Wilfred McClay has neatly summarized the creed, scriptures, sacraments, and sacred places and times of America’s civil religion: “The same mix of convictions can be found animating the rhetoric of the American Revolution, the vision of Manifest Destiny, the crusading sentiments of antebellum abolitionists, the benevolent imperialism of fin-de-siecle apostles of Christian civilization, and the fervent idealism of President Woodrow Wilson at the time of World War I. No one expressed the idea more directly, however, than Senator Albert J. Beveridge of Indiana, who told the United States Senate, in the wake of the Spanish-American War, that ‘God has marked us as His chosen people, henceforth to lead in the regeneration of the world.’”
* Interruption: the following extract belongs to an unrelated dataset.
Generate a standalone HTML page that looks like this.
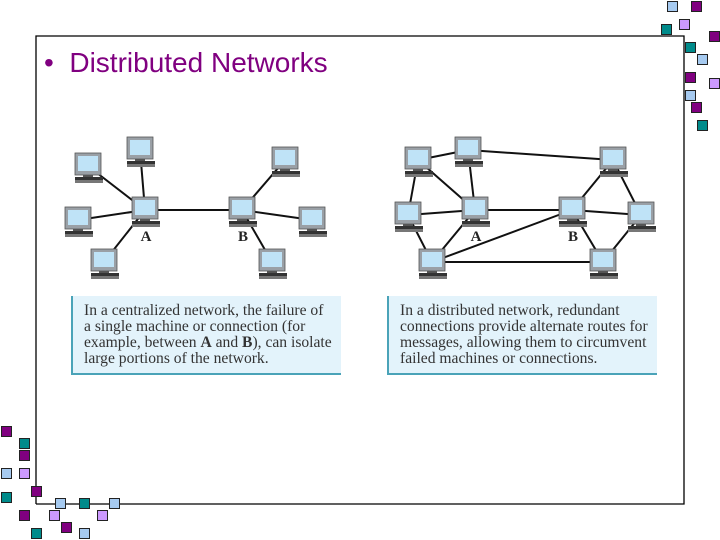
<!DOCTYPE html>
<html><head><meta charset="utf-8"><style>
body{margin:0;width:720px;height:540px;background:#fff;position:relative;overflow:hidden;font-family:"Liberation Sans",sans-serif}
.sq{position:absolute;width:11px;height:11px;border:1px solid #222;box-sizing:border-box}
.p{background:#800080}.t{background:#008b8b}.b{background:#a6caf0}.l{background:#cc99ff}
.title{position:absolute;left:44px;top:47px;font-size:28px;color:#800080;white-space:nowrap}
.box{position:absolute;background:#e3f3fb;border-left:2px solid #4aa3b8;border-bottom:2px solid #4aa3b8;font-family:"Liberation Serif",serif;font-size:15.6px;line-height:16px;color:#333;padding:7px 0 0 11px;box-sizing:border-box;white-space:nowrap}
</style></head><body>
<svg width="720" height="540" style="position:absolute;left:0;top:0">
<defs><g id="pc">
<rect x="0" y="0" width="26" height="22" fill="#9aa0a6" stroke="#555" stroke-width="0.8"/>
<rect x="3" y="3" width="20" height="15" fill="#bfe3f7"/>
<rect x="8" y="22" width="10" height="2" fill="#555"/>
<rect x="0" y="24" width="28" height="3" fill="#333"/>
<rect x="0" y="27" width="28" height="3" fill="#777"/>
</g></defs>
<path d="M36 504 V36 H684 V504 H36" fill="none" stroke="#000" stroke-width="1.3"/>
<g stroke="#111" stroke-width="2">
<line x1="145" y1="210" x2="88" y2="166"/><line x1="145" y1="210" x2="140" y2="150"/><line x1="145" y1="210" x2="78" y2="220"/><line x1="145" y1="210" x2="104" y2="262"/><line x1="145" y1="210" x2="242" y2="210"/>
<line x1="242" y1="210" x2="285" y2="160"/><line x1="242" y1="210" x2="312" y2="220"/><line x1="242" y1="210" x2="272" y2="262"/>
<line x1="418" y1="160" x2="468" y2="150"/><line x1="418" y1="160" x2="475" y2="210"/><line x1="468" y1="150" x2="475" y2="210"/><line x1="468" y1="150" x2="613" y2="160"/><line x1="418" y1="160" x2="408" y2="215"/><line x1="408" y1="215" x2="475" y2="210"/><line x1="408" y1="215" x2="432" y2="262"/><line x1="432" y1="262" x2="475" y2="210"/><line x1="432" y1="262" x2="572" y2="210"/><line x1="432" y1="262" x2="603" y2="262"/><line x1="475" y1="210" x2="572" y2="210"/><line x1="572" y1="210" x2="613" y2="160"/><line x1="572" y1="210" x2="641" y2="215"/><line x1="613" y1="160" x2="641" y2="215"/><line x1="572" y1="210" x2="603" y2="262"/><line x1="603" y1="262" x2="641" y2="215"/>
</g>
<use href="#pc" x="132" y="197"/><use href="#pc" x="229" y="197"/><use href="#pc" x="75" y="153"/><use href="#pc" x="127" y="137"/><use href="#pc" x="272" y="147"/><use href="#pc" x="65" y="207"/><use href="#pc" x="299" y="207"/><use href="#pc" x="91" y="249"/><use href="#pc" x="259" y="249"/>
<use href="#pc" x="405" y="147"/><use href="#pc" x="455" y="137"/><use href="#pc" x="600" y="147"/><use href="#pc" x="395" y="202"/><use href="#pc" x="462" y="197"/><use href="#pc" x="559" y="197"/><use href="#pc" x="628" y="202"/><use href="#pc" x="419" y="249"/><use href="#pc" x="590" y="249"/>
<g font-family="Liberation Serif,serif" font-weight="bold" font-size="15" fill="#222" text-anchor="middle">
<text x="146" y="241">A</text><text x="243" y="241">B</text><text x="476" y="241">A</text><text x="573" y="241">B</text></g>
</svg>
<div class="title">•&nbsp;&nbsp;Distributed Networks</div>
<div class="box" style="left:71px;top:296px;width:270px;height:79px">In a centralized network, the failure of<br>a single machine or connection (for<br>example, between <b>A</b> and <b>B</b>), can isolate<br>large portions of the network.</div>
<div class="box" style="left:387px;top:296px;width:270px;height:79px">In a distributed network, redundant<br>connections provide alternate routes for<br>messages, allowing them to circumvent<br>failed machines or connections.</div>
<div class="sq b" style="left:667px;top:1px"></div><div class="sq p" style="left:691px;top:1px"></div><div class="sq l" style="left:679px;top:19px"></div><div class="sq t" style="left:661px;top:24px"></div><div class="sq p" style="left:709px;top:31px"></div><div class="sq t" style="left:685px;top:42px"></div><div class="sq b" style="left:697px;top:54px"></div><div class="sq p" style="left:685px;top:72px"></div><div class="sq l" style="left:709px;top:78px"></div><div class="sq b" style="left:685px;top:90px"></div><div class="sq p" style="left:691px;top:102px"></div><div class="sq t" style="left:697px;top:120px"></div>
<div class="sq p" style="left:1px;top:426px"></div><div class="sq t" style="left:19px;top:438px"></div><div class="sq p" style="left:19px;top:450px"></div><div class="sq b" style="left:1px;top:468px"></div><div class="sq l" style="left:19px;top:468px"></div><div class="sq p" style="left:31px;top:486px"></div><div class="sq t" style="left:1px;top:492px"></div><div class="sq b" style="left:55px;top:498px"></div><div class="sq t" style="left:79px;top:498px"></div><div class="sq b" style="left:109px;top:498px"></div><div class="sq l" style="left:49px;top:510px"></div><div class="sq p" style="left:19px;top:510px"></div><div class="sq l" style="left:97px;top:510px"></div><div class="sq p" style="left:61px;top:522px"></div><div class="sq t" style="left:31px;top:528px"></div><div class="sq b" style="left:79px;top:528px"></div>
</body></html>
“The American civil religion also has its sacred scriptures, such as the Mayflower Compact, the Declaration, the Constitution, the Bill of Rights, the Gettysburg Address, and the Pledge of Allegiance. It has its great narratives of struggle, from the suffering of George Washington’s troops at Valley Forge to the gritty valor of Jeremiah Denton in Hanoi. It has its special ceremonial and memorial occasions, such as the Fourth of July, Veterans Day, Memorial Day, Thanksgiving Day, and Martin Luther King Day. It has its temples, shrines, and holy sites, such as the Lincoln Memorial, the National Mall, the Capitol, the White House, Arlington National Cemetery, Civil War battlefields, and great natural landmarks such as the Grand Canyon. It has its sacred objects, notably the national flag. It has its organizations, such as the Veterans of Foreign Wars, the American Legion, the Daughters of the American Revolution, and the Boy Scouts. And it has its dramatis personae, chief among them being its military heroes and the long succession of presidents. Its telltale marks can be found in the frequent resort to the imagery of the Bible and reference to God and Providence in speeches, public documents, and patriotic songs, as well as in the inclusion of God’s name in the national motto (‘In God We Trust’) on all currency.”